Is Convection Really Enough to Cool Control Panels?

The most energy efficient way to prevent something from overheating is to allow heat to dissipate away from it. If it were possible to leave electronic components out in the open, then innovative thermal management solutions wouldn’t be as vital to modern technology. However, air-to-air heat exchangers often come as close as possible by utilizing natural and forced convection to prevent heat pockets from forming within electrical enclosures. For many applications, this is more than enough to keep technological equipment running continuously with minimal risks of heating issues, and with a minimal need for additional energy consumption.

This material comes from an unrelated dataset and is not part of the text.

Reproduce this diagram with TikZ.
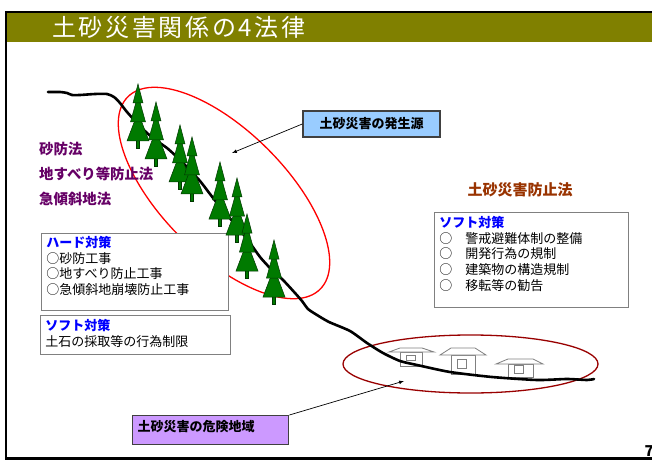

Natural and Forced Convection

Convection describes the natural flow of fluids that occurs according to their density. For instance, as a cooling fluid absorbs heat, it becomes less dense, which causes it to rise as cooler, more dense fluid flows in to replace it. Forced convection is the acceleration of this process through the use of one or more small fans and allows heat exchangers to achieve a higher rate of heat transfer. Within a heat exchanger, natural and forced convection allow for the constant transfer of heat without the need for complex equipment or the large amounts of energy needed to power such equipment.

Other Eco-Friendly Heat Transfer Methods

In addition to natural and forced convection, modern heat exchangers also utilize a variety of other equally eco-friendly solutions, such as phase-change cooling. By harnessing a fluid’s latent heat of vaporization (the point at which it absorbs enough heat to evaporate), heat exchangers provide even more ways to cool electrical enclosures and other technological equipment consistently and with optimal efficiency.